* Task brief
Reproduce nothing except the lines between the line with "Give me the Chart.js source for this chart." and the line with "0.18, 0.03, -0.07];", both ends included, and please leave out pictures.

|---|

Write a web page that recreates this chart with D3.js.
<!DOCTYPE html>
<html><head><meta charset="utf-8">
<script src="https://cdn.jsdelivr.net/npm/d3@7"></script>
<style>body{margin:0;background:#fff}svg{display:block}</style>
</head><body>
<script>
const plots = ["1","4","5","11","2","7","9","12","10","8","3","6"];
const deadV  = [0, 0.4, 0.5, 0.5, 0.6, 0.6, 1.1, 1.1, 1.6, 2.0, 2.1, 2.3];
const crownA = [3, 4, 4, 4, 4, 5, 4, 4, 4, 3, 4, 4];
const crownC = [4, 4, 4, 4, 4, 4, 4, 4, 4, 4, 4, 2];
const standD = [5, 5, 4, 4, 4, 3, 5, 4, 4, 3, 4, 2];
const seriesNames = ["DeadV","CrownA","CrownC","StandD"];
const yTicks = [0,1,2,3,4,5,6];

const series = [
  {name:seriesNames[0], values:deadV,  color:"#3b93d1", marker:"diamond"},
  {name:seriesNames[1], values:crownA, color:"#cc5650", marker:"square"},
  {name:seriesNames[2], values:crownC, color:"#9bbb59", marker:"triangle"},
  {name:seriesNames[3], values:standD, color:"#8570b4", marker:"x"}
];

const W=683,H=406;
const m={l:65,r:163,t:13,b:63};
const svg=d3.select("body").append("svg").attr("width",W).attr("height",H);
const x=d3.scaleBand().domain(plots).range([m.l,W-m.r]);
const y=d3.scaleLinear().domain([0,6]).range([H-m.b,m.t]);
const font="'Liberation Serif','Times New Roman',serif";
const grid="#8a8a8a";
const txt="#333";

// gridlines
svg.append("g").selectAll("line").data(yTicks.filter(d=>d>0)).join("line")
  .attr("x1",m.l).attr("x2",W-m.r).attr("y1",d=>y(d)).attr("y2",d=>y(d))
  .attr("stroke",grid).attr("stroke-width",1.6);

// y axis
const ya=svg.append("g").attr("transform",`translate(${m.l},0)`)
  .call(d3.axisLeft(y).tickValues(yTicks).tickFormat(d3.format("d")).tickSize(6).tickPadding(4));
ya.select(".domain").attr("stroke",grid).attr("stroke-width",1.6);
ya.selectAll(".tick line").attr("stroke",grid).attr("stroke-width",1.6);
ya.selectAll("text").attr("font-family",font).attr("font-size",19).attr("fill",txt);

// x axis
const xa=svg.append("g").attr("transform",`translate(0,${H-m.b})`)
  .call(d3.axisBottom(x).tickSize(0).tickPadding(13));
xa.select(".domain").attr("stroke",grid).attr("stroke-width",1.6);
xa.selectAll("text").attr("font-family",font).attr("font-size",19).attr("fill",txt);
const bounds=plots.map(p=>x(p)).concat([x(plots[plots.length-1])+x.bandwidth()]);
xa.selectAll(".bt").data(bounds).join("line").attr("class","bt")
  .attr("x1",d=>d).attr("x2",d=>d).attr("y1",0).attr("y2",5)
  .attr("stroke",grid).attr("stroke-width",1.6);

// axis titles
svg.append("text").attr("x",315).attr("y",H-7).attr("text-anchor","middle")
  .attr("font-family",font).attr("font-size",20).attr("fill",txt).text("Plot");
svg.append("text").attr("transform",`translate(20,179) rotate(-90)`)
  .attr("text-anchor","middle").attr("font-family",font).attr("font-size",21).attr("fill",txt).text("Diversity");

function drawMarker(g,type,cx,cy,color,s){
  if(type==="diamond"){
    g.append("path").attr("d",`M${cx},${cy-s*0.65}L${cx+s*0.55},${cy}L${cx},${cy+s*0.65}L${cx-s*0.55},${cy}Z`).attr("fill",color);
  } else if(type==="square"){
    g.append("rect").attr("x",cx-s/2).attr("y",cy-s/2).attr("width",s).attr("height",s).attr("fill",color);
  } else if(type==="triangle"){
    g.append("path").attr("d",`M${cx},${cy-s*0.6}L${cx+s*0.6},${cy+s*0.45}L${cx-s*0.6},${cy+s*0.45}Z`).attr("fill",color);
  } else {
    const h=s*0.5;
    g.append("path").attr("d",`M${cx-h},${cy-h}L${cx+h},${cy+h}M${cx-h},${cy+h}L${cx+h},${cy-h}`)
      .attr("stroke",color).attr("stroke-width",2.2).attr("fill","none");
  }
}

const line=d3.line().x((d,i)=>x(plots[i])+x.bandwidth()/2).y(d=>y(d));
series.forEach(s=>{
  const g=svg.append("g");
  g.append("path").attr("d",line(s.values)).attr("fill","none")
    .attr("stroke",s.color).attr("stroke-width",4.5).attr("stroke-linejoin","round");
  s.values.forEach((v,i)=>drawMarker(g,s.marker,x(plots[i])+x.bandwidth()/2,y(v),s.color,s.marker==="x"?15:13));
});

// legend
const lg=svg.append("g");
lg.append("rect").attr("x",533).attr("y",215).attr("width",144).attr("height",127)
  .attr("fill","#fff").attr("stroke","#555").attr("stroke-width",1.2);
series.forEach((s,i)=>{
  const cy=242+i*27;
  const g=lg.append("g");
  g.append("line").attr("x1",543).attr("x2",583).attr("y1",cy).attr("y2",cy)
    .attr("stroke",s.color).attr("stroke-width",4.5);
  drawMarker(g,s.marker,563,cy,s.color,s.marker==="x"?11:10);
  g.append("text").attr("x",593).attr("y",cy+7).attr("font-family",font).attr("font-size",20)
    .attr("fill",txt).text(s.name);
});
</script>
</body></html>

|---|

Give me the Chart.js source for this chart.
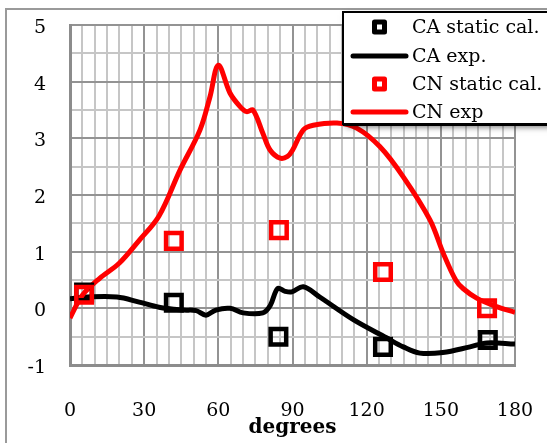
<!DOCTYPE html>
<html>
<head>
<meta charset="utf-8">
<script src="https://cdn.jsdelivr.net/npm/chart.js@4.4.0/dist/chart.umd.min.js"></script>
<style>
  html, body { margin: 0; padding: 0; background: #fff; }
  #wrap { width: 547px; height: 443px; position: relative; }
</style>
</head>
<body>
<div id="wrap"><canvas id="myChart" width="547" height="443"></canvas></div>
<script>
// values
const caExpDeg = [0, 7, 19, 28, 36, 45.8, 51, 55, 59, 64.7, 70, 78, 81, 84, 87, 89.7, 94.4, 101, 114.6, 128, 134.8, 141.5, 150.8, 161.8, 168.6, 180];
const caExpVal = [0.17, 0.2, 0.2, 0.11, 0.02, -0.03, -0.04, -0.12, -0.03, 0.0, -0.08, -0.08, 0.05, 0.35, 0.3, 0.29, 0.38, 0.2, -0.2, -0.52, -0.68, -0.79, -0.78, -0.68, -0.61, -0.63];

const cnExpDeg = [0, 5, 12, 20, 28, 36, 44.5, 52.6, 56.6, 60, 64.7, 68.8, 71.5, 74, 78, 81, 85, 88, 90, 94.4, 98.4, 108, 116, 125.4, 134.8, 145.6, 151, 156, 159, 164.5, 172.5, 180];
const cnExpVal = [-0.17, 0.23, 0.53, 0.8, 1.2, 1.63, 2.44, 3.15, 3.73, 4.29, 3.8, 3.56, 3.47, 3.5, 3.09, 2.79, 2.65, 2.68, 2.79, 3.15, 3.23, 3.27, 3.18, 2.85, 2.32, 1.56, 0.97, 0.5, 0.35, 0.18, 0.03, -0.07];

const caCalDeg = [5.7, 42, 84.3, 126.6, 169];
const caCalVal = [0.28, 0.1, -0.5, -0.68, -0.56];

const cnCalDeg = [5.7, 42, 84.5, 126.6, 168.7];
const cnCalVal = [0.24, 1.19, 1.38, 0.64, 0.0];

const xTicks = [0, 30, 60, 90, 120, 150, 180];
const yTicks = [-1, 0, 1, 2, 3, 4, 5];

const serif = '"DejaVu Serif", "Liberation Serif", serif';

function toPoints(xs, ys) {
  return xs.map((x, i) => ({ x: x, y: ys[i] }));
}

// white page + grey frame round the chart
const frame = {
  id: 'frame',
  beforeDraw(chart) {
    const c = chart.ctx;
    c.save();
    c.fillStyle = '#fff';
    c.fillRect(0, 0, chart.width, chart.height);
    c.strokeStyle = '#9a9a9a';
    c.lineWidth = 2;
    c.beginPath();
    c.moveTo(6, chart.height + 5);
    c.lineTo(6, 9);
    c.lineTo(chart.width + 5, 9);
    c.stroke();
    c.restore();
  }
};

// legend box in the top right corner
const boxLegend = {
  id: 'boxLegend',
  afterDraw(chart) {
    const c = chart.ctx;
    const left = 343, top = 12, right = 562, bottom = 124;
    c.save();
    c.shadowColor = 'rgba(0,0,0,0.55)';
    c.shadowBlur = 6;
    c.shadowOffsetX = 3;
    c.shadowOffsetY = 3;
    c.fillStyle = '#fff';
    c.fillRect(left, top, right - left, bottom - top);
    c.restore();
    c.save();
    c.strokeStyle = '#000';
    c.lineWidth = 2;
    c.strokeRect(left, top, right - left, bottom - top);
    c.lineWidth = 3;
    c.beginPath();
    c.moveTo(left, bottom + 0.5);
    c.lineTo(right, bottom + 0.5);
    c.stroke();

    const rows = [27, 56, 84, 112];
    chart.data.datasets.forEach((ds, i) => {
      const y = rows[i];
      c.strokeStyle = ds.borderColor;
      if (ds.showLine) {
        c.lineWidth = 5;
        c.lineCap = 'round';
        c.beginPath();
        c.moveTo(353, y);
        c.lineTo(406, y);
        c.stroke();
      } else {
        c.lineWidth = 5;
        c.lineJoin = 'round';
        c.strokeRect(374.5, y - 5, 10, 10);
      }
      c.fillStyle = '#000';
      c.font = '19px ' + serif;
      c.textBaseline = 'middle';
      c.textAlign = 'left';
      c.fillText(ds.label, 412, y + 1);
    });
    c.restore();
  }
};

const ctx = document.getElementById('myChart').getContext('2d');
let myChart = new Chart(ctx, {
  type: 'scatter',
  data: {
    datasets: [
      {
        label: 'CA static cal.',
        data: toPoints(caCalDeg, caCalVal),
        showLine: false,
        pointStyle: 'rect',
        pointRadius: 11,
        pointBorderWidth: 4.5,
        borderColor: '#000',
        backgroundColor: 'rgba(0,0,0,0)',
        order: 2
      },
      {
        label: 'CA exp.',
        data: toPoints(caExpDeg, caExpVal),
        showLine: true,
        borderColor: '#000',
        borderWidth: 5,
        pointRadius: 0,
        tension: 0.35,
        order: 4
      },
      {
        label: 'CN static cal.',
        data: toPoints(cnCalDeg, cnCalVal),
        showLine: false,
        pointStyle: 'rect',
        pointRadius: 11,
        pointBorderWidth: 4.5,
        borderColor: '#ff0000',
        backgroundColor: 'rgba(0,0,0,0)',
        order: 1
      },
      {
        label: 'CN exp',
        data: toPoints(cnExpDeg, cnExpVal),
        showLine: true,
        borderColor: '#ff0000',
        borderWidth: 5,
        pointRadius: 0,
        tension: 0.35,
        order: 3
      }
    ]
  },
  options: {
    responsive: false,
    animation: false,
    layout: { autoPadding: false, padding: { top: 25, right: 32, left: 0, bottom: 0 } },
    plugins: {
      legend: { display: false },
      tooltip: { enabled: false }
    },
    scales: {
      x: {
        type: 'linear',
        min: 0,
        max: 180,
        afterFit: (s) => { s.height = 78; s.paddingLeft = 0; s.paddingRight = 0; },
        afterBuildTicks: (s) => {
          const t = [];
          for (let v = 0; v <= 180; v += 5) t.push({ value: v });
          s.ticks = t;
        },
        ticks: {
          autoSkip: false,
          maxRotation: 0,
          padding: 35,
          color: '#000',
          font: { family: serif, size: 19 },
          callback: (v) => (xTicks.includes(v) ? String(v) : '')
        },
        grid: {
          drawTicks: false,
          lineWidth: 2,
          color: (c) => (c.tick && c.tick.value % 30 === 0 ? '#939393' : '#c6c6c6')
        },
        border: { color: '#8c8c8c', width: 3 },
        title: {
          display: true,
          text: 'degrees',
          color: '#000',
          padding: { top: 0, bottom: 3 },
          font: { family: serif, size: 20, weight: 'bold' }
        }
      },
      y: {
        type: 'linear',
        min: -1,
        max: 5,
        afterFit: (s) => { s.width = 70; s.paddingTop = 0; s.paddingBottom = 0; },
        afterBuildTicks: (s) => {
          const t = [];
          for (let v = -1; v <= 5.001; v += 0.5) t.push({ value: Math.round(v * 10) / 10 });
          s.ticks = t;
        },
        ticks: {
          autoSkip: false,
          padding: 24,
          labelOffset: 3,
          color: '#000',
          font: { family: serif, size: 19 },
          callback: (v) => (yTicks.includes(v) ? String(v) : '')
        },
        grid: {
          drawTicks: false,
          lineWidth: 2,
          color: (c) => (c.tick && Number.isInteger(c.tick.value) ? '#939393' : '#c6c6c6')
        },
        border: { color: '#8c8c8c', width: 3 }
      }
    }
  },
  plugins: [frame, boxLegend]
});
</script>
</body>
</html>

|---|

* Response to this task
Give me the Chart.js source for this chart.
<!DOCTYPE html>
<html>
<head>
<meta charset="utf-8">
<script src="https://cdn.jsdelivr.net/npm/chart.js@4.4.0/dist/chart.umd.min.js"></script>
<style>
  html, body { margin: 0; padding: 0; background: #fff; }
  #wrap { width: 547px; height: 443px; position: relative; }
</style>
</head>
<body>
<div id="wrap"><canvas id="myChart" width="547" height="443"></canvas></div>
<script>
// values
const caExpDeg = [0, 7, 19, 28, 36, 45.8, 51, 55, 59, 64.7, 70, 78, 81, 84, 87, 89.7, 94.4, 101, 114.6, 128, 134.8, 141.5, 150.8, 161.8, 168.6, 180];
const caExpVal = [0.17, 0.2, 0.2, 0.11, 0.02, -0.03, -0.04, -0.12, -0.03, 0.0, -0.08, -0.08, 0.05, 0.35, 0.3, 0.29, 0.38, 0.2, -0.2, -0.52, -0.68, -0.79, -0.78, -0.68, -0.61, -0.63];

const cnExpDeg = [0, 5, 12, 20, 28, 36, 44.5, 52.6, 56.6, 60, 64.7, 68.8, 71.5, 74, 78, 81, 85, 88, 90, 94.4, 98.4, 108, 116, 125.4, 134.8, 145.6, 151, 156, 159, 164.5, 172.5, 180];
const cnExpVal = [-0.17, 0.23, 0.53, 0.8, 1.2, 1.63, 2.44, 3.15, 3.73, 4.29, 3.8, 3.56, 3.47, 3.5, 3.09, 2.79, 2.65, 2.68, 2.79, 3.15, 3.23, 3.27, 3.18, 2.85, 2.32, 1.56, 0.97, 0.5, 0.35, 0.18, 0.03, -0.07];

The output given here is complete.